In Nicholas Stoller’s follow-up to Bad Neighbours, we immerse ourselves, yet again, into the lives of young parents Kelly (Rose Byrne) and Mac (Seth Rogen). Having finally dispensed themselves of the unforgiving, uninhibited fraternity next door, they’re aggrieved to discover that they now have another, equally as menacing prospect on the horizon; a sorority.

Two years have passed, and Mac and Kelly’s daughter is growing up, and the couple have since decided to put their house on the market, and move to a new area. With prospective buyers verbally agreeing, they enter into a period of escrow, whereby they have a month until the selling of the house can be made official. Needing desperately to uphold the claim that the area is free of disruptive teenagers, any such wishes are washed away with the introduction of Shelby (Chloe Grace Moretz) and her two new friends, Beth (Kiersey Clemons) and Nora (Beanie Feldstein).
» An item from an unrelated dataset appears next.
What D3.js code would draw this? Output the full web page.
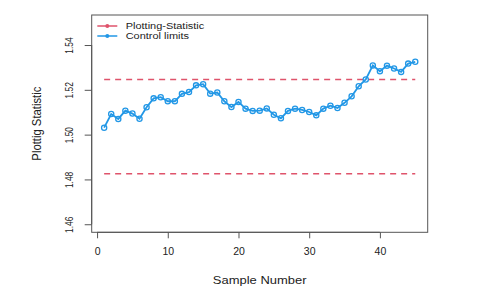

The trio are disillusioned with the male-dominated, sexist parties being thrown, so in a bid to set their own rules, they open up their own sorority house – and it just so happens to be next door to Mac and Kelly. The exasperated couple are all out of options, so require the assistance of an old foe, Teddy Sanders (Zac Efron).

This seemingly superfluous sequel has been deemed worthy for subverting expectations so dramatically, in what is a refreshingly feminist mainstream comedy. Affectionately poking fun and ridiculing the sexist college fraternity culture, Stoller empowers his female protagonists. Vitally, they remain flawed too, naïve and irresponsible in parts, which only heightens the somewhat pointed message behind this endeavour, for it remains authentic, never heroising the subjects. But where this picture truly excels is within the ability to maintain the severity attached to this pertinent issue, while balancing the sheer irreverence of the surrealist comedic tropes.

Stoller plays on the notion of maturity, for the majority of those who will see this film are likely to find themselves siding with the parents, despite probably being closer in age to the antagonist students. You identify with Mac and Kelly (not to mention the fact they remain full of youthful exuberance, away from their parenting duties) and you see this solely from their perspective, suddenly becoming aware of your own juvenile ignorance from that age.

In what is a rare scenario whereby a comedy sequel is as good, if not even better, than what came before – this picture actually offers more variety, both in the narrative and the humour, not following nearly as repetitive a formula as the preceding endeavour did, and the finished product is all the better for it.